Quote only the lines from the line containing "Give me the matplotlib source for this chart." to the line containing "from matplotlib.lines import Line2D", with both of those lines included, please, exactly as written.

:: Task material

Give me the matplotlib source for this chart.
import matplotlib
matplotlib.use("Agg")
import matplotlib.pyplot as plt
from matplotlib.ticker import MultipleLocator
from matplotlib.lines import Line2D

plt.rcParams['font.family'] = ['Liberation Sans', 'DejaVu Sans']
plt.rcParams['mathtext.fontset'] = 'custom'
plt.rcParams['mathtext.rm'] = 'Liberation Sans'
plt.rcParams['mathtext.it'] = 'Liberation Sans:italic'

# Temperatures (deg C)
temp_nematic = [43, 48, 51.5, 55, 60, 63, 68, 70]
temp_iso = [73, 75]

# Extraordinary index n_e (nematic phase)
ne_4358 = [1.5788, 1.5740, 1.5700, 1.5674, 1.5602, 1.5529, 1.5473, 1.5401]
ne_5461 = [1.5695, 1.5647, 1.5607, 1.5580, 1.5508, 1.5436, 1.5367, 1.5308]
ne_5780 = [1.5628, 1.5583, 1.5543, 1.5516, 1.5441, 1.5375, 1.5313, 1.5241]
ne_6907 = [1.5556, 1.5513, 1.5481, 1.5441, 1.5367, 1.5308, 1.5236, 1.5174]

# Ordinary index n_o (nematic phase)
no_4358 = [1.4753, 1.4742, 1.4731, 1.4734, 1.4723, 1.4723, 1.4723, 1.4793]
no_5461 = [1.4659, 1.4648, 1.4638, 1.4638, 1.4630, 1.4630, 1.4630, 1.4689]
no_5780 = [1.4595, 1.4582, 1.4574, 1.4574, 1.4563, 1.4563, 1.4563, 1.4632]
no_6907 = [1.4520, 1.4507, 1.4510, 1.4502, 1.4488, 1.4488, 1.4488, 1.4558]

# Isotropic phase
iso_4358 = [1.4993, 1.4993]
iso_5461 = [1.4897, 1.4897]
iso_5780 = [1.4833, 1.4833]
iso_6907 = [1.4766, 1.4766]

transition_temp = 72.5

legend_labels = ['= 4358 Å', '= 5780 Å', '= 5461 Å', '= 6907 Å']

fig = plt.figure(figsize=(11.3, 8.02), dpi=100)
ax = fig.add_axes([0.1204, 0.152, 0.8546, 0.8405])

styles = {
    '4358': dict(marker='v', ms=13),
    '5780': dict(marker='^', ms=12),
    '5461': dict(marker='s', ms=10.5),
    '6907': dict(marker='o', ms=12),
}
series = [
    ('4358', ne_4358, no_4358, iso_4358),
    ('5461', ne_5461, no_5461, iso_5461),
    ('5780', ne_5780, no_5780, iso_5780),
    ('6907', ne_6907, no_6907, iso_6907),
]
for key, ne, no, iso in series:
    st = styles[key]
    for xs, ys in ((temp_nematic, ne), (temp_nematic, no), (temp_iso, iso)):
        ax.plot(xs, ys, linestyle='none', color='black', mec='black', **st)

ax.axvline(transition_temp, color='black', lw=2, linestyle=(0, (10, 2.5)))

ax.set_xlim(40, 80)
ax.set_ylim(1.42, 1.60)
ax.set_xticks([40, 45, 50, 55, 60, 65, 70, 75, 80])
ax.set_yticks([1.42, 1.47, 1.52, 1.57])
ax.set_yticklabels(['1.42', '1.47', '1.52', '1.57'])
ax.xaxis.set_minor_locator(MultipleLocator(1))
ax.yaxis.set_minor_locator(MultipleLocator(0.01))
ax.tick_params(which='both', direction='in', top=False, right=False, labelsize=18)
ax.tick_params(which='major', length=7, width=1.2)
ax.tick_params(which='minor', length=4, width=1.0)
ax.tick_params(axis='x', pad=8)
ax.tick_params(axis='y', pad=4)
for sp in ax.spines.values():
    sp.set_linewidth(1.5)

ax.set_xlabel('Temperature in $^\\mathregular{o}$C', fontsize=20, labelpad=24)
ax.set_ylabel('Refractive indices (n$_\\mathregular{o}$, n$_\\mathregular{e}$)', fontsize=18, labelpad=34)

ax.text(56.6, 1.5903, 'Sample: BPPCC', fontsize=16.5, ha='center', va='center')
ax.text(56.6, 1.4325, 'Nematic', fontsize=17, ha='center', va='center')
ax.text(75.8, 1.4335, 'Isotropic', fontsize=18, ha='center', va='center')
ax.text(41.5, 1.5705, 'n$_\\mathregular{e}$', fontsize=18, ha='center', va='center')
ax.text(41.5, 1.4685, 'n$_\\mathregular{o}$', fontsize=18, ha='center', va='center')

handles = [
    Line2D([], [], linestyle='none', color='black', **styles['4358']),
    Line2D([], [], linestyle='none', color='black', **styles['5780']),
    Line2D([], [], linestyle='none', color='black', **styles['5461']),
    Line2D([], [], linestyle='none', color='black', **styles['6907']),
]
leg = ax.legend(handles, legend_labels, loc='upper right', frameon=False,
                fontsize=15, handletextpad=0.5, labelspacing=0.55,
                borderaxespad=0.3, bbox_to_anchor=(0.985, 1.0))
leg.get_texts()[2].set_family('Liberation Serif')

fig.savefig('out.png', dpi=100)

::::
:: Task material

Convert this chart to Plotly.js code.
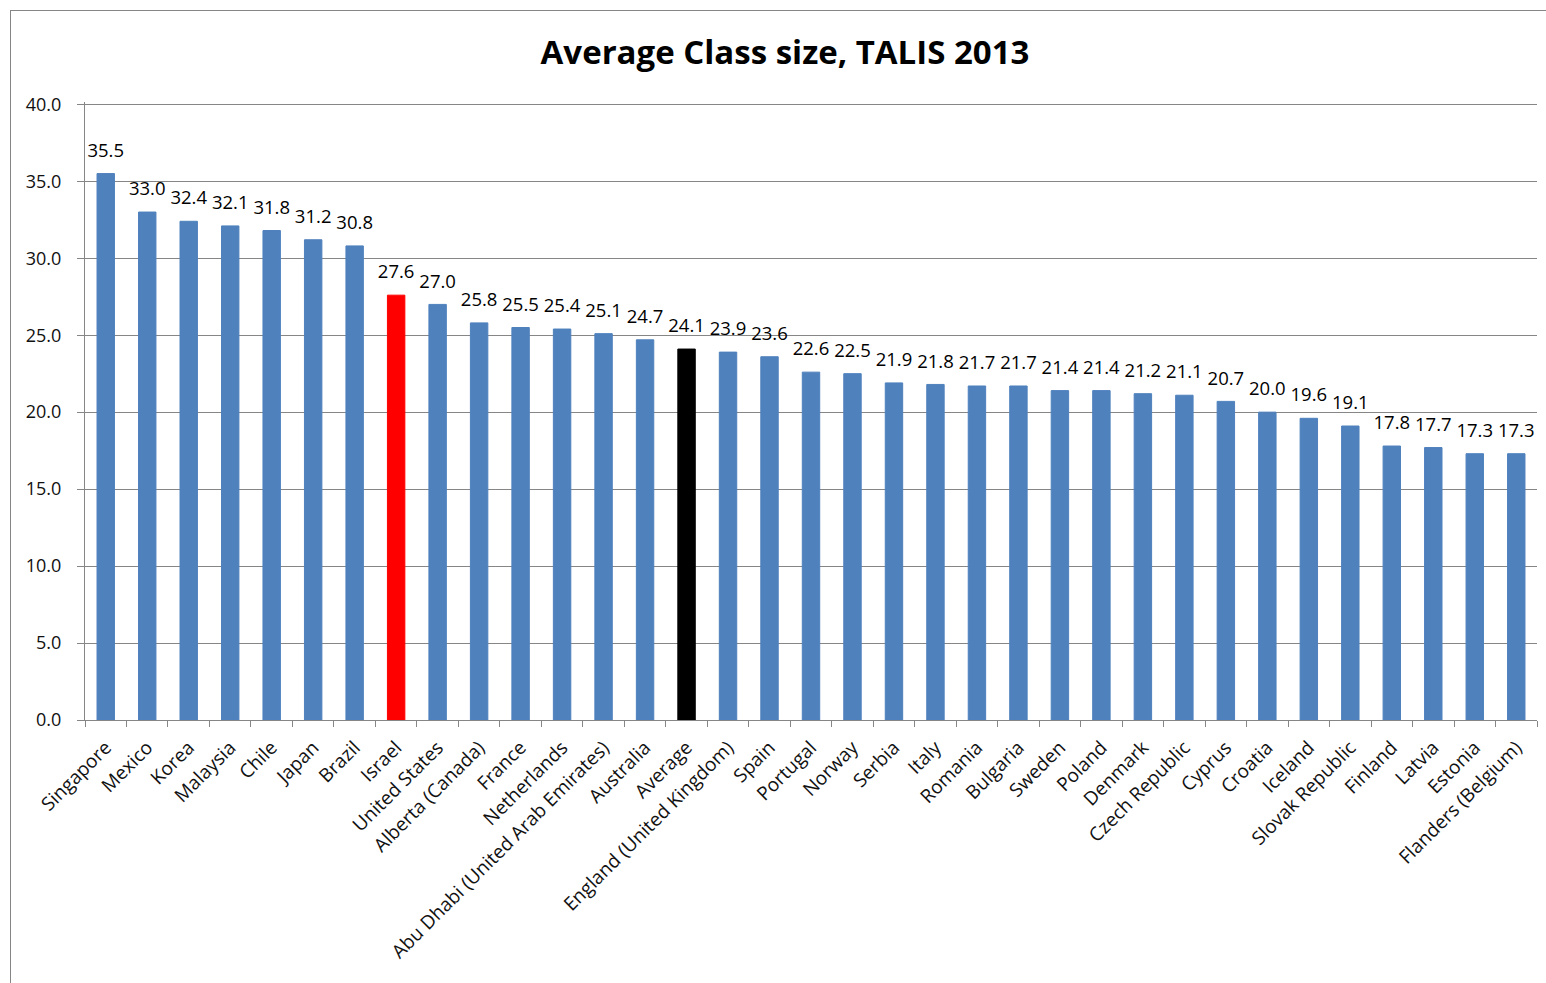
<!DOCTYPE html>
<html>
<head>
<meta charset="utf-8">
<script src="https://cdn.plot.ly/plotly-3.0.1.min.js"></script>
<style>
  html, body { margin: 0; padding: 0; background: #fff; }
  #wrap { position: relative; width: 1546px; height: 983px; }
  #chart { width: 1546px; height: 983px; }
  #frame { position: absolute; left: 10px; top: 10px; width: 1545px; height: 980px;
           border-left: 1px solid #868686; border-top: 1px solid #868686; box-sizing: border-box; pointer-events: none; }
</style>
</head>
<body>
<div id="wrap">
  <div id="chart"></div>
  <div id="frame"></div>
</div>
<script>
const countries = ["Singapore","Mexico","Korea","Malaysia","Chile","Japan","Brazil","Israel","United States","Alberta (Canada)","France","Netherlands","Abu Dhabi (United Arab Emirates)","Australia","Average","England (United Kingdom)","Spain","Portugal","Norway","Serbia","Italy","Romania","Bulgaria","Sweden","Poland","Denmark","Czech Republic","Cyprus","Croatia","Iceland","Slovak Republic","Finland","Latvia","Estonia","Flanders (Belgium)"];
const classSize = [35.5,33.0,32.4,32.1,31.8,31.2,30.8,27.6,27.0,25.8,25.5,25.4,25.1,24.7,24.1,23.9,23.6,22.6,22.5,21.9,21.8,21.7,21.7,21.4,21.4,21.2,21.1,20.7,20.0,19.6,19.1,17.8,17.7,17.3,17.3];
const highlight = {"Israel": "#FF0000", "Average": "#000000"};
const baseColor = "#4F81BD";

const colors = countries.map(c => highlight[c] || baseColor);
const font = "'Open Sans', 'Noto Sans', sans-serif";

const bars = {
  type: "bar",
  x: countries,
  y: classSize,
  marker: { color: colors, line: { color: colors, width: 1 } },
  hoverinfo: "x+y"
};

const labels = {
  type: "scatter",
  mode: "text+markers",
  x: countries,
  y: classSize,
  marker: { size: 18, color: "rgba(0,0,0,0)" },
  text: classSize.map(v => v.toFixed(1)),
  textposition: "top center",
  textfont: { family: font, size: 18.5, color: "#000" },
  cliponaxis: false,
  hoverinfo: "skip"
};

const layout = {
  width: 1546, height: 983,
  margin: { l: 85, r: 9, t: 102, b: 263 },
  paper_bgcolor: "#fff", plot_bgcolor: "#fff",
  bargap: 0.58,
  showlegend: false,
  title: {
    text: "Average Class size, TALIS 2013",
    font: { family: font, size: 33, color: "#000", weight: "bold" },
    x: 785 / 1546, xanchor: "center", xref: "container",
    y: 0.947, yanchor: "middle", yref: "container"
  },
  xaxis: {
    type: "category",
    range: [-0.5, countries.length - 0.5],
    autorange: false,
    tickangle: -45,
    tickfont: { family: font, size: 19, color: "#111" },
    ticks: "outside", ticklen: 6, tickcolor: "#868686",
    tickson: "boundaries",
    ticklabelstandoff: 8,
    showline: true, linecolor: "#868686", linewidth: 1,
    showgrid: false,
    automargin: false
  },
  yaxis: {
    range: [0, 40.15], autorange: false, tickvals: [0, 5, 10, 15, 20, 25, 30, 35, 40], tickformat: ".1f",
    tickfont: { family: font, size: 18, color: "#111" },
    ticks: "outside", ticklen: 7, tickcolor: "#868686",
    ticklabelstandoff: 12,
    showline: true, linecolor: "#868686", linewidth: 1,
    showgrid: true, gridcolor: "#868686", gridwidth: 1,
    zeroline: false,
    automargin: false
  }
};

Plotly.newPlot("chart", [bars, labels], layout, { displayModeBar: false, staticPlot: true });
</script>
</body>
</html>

::::

**The answer**
Give me the matplotlib source for this chart.
import matplotlib
matplotlib.use("Agg")
import matplotlib.pyplot as plt
from matplotlib.ticker import MultipleLocator
from matplotlib.lines import Line2D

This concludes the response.